La nascita e il declino delle città precolombiane del periodo classico Maya rappresentano uno dei grandi enigmi dell'archeologia mesoamericana. Per decenni, gli studiosi si sono interrogati su cosa spingesse comunità prevalentemente agricole, che traevano vantaggio dalla dispersione territoriale, a concentrarsi in densi centri urbani nonostante i costi elevati: maggiore esposizione alle malattie infettive, competizione per le risorse, crescente disuguaglianza sociale. Oggi, una ricerca pubblicata sui Proceedings of the National Academy of Sciences fornisce una risposta sorprendente, applicando modelli di ecologia delle popolazioni a dati archeologici, climatici e demografici raccolti nell'arco di oltre un decennio.
Il team guidato da Douglas Kennett, archeologo dell'Università della California a Santa Barbara, ha identificato una complessa interazione tra tre fattori chiave che determinarono l'urbanizzazione nelle Lowlands Maya del periodo Classico. Il primo elemento consiste nei periodi di deterioramento climatico, con particolare riferimento a fasi di siccità prolungata. Il secondo fattore riguarda l'intensificazione dei conflitti tra gruppi, che rendeva più sicura la concentrazione in insediamenti fortificati. Il terzo, e forse più rilevante, è rappresentato dalle economie di scala generate dagli investimenti in infrastrutture agricole, che permettevano di sostenere popolazioni più dense attraverso sistemi complessi di irrigazione, terrazzamenti e gestione delle risorse idriche.
La metodologia adottata dai ricercatori integra diverse linee di evidenza scientifica. Dal 2012, il gruppo ha sistematicamente compilato dati archeologici relativi a dinamiche demografiche, tracce di conflitti armati e testimonianze di sistemi agricoli intensivi nelle città Maya. L'elemento innovativo è stata la disponibilità di record climatici ad alta risoluzione ricavati da carote sedimentarie e altri indicatori paleoclimatici, combinati con sofisticati modelli computazionali che consentono di analizzare le relazioni tra variabili ambientali, sociali ed economiche con una precisione senza precedenti.
Il risultato più inatteso della ricerca riguarda proprio le dinamiche di deurbanizzazione.
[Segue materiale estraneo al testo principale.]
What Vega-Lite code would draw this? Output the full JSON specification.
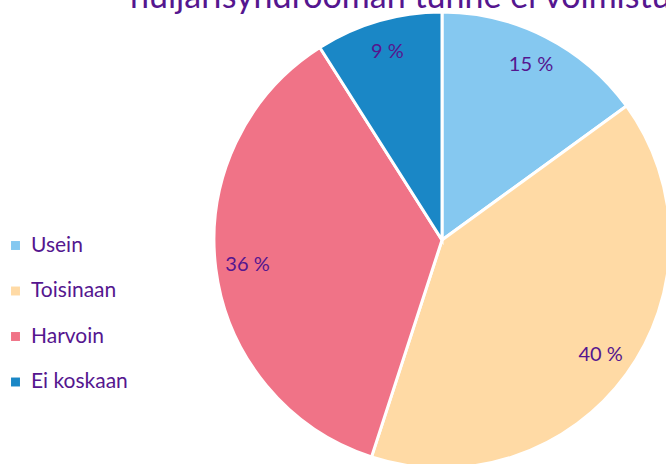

Contrariamente a quanto ipotizzato per anni, l'esodo dalle città Maya non coincise con il peggioramento delle condizioni climatiche, ma si verificò paradossalmente durante fasi di amelioramento ambientale. "La scoperta più sorprendente è stata che l'abbandono delle città avvenne in condizioni climatiche in miglioramento", spiega Kennett. "Abbiamo a lungo pensato che il declino delle città Maya classiche fosse parzialmente causato da un periodo esteso di siccità. Si rivela essere una storia molto più complicata e interessante."
La spiegazione proposta dai ricercatori si basa sul concetto di analisi costi-benefici applicata su scala temporale estesa. Durante le fasi di stress climatico e conflitti intensi, i vantaggi della vita urbana – sicurezza, accesso a infrastrutture produttive, reti di scambio – superavano i costi elevati. Tuttavia, quando il clima migliorava e la pressione dei conflitti diminuiva, il bilancio si invertiva. La degradazione ambientale nelle aree periurbane, causata da secoli di sfruttamento intensivo, rendeva insostenibile la vita nelle città, mentre le zone rurali tornavano attrattive offrendo maggiore autonomia, libertà decisionale e accesso a terre non esaurite.
Il modello elaborato dal team riconcilia teorie precedentemente considerate in competizione tra loro – pressioni ambientali, conflitti, dinamiche economiche – all'interno di un framework unico basato sull'ecologia delle popolazioni. Questo approccio permette di comprendere perché società agrarie, che normalmente beneficiano dalla dispersione territoriale per ridurre i tempi di spostamento verso i campi, decidessero di concentrarsi in città nonostante i significativi svantaggi finanziari e sanitari. La chiave risiede nell'evoluzione congiunta di urbanesimo, disuguaglianza sistemica e relazioni patron-cliente, processi interconnessi che si rinforzavano reciprocamente.
Le implicazioni di questa ricerca vanno ben oltre la comprensione delle civiltà precolombiane. Identificando i principi generali che influenzano la concentrazione e la dispersione delle popolazioni, lo studio offre strumenti interpretativi applicabili all'evoluzione urbana in diverse epoche e contesti geografici. Nel momento in cui le moderne metropoli affrontano sfide legate a pressioni economiche, congestione, inquinamento e, più recentemente, eventi sanitari di portata globale, comprendere le dinamiche profonde che storicamente hanno regolato i flussi migratori urbani acquisisce una rilevanza particolare per le politiche territoriali contemporanee e future.